Provided material:
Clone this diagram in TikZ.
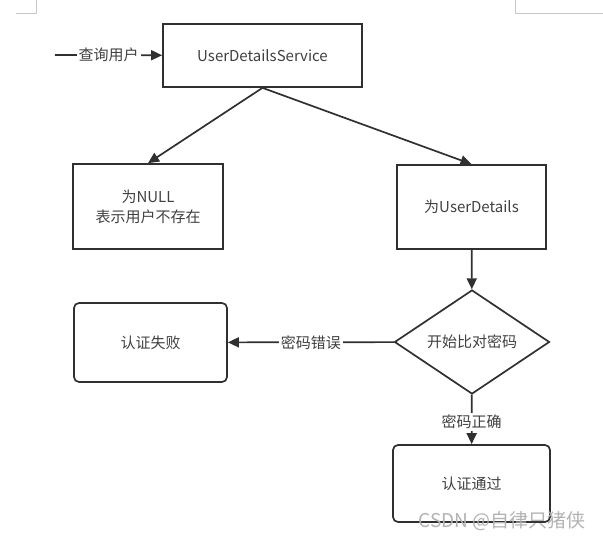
\documentclass[tikz,border=0pt]{standalone}
\usepackage{fontspec}
\setmainfont{Noto Sans CJK SC}
\usetikzlibrary{positioning}
\usetikzlibrary{shapes.geometric}
\usetikzlibrary{arrows.meta}
\definecolor{linegray}{HTML}{303030}
\definecolor{textgray}{HTML}{404040}
\definecolor{markgray}{HTML}{C8C8C8}

\begin{document}
\begin{tikzpicture}[x=1pt, y=-1pt, font=\fontsize{15}{20}\selectfont,
    box/.style = {draw=linegray, line width=1.7pt, text=textgray, align=center},
    round/.style = {box, rounded corners=5pt},
    decide/.style = {draw=linegray, line width=1.7pt, text=textgray, diamond, inner sep=0pt},
    flow/.style = {draw=linegray, line width=1.7pt, -{Triangle[length=11pt,width=10pt]}},
    tag/.style = {fill=white, text=textgray, inner sep=2pt}]
	\useasboundingbox (0,0) rectangle (603,540);
	% page corner marks
	\draw[markgray, line width=0.8pt] (16,13) -- (36,13) -- (36,0);
	\draw[markgray, line width=0.8pt] (515,0) -- (515,13) -- (603,13);

	\coordinate (in) at (55,55);
	\node[box, minimum width=199pt, minimum height=63pt] (svc) at (262.5,55.5) {UserDetailsService};
	\node[box, minimum width=150pt, minimum height=85pt] (null) at (148,206.5) {为NULL\\表示用户不存在};
	\node[box, minimum width=149pt, minimum height=84pt] (ud) at (471.5,207) {为UserDetails};
	\node[decide, minimum width=155pt, minimum height=102pt] (cmp) at (472,342) {开始比对密码};
	\node[round, minimum width=153pt, minimum height=79pt] (fail) at (150.5,342.5) {认证失败};
	\node[round, minimum width=157pt, minimum height=77pt] (pass) at (471.5,483.5) {认证通过};

	\draw[flow] (in) -- node[tag] {查询用户} (svc);
	\draw[flow] (svc.south) -- (null.north);
	\draw[flow] (svc.south) -- (ud.north);
	\draw[flow] (ud) -- (cmp);
	\draw[flow] (cmp) -- node[tag] {密码错误} (fail);
	\draw[flow] (cmp) -- node[tag, pos=0.55] {密码正确} (pass);

	% watermark
	\node[text=gray!60, font=\fontsize{19}{21}\selectfont] (mark) at (502,521) {CSDN @自律只猪侠};
\end{tikzpicture}
\end{document}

Problem details: Quote the material in full and exactly; do not carry over its pictures.

Task response:
Clone this diagram in TikZ.
\documentclass[tikz,border=0pt]{standalone}
\usepackage{fontspec}
\setmainfont{Noto Sans CJK SC}
\usetikzlibrary{positioning}
\usetikzlibrary{shapes.geometric}
\usetikzlibrary{arrows.meta}
\definecolor{linegray}{HTML}{303030}
\definecolor{textgray}{HTML}{404040}
\definecolor{markgray}{HTML}{C8C8C8}

\begin{document}
\begin{tikzpicture}[x=1pt, y=-1pt, font=\fontsize{15}{20}\selectfont,
    box/.style = {draw=linegray, line width=1.7pt, text=textgray, align=center},
    round/.style = {box, rounded corners=5pt},
    decide/.style = {draw=linegray, line width=1.7pt, text=textgray, diamond, inner sep=0pt},
    flow/.style = {draw=linegray, line width=1.7pt, -{Triangle[length=11pt,width=10pt]}},
    tag/.style = {fill=white, text=textgray, inner sep=2pt}]
	\useasboundingbox (0,0) rectangle (603,540);
	% page corner marks
	\draw[markgray, line width=0.8pt] (16,13) -- (36,13) -- (36,0);
	\draw[markgray, line width=0.8pt] (515,0) -- (515,13) -- (603,13);

	\coordinate (in) at (55,55);
	\node[box, minimum width=199pt, minimum height=63pt] (svc) at (262.5,55.5) {UserDetailsService};
	\node[box, minimum width=150pt, minimum height=85pt] (null) at (148,206.5) {为NULL\\表示用户不存在};
	\node[box, minimum width=149pt, minimum height=84pt] (ud) at (471.5,207) {为UserDetails};
	\node[decide, minimum width=155pt, minimum height=102pt] (cmp) at (472,342) {开始比对密码};
	\node[round, minimum width=153pt, minimum height=79pt] (fail) at (150.5,342.5) {认证失败};
	\node[round, minimum width=157pt, minimum height=77pt] (pass) at (471.5,483.5) {认证通过};

	\draw[flow] (in) -- node[tag] {查询用户} (svc);
	\draw[flow] (svc.south) -- (null.north);
	\draw[flow] (svc.south) -- (ud.north);
	\draw[flow] (ud) -- (cmp);
	\draw[flow] (cmp) -- node[tag] {密码错误} (fail);
	\draw[flow] (cmp) -- node[tag, pos=0.55] {密码正确} (pass);

	% watermark
	\node[text=gray!60, font=\fontsize{19}{21}\selectfont] (mark) at (502,521) {CSDN @自律只猪侠};
\end{tikzpicture}
\end{document}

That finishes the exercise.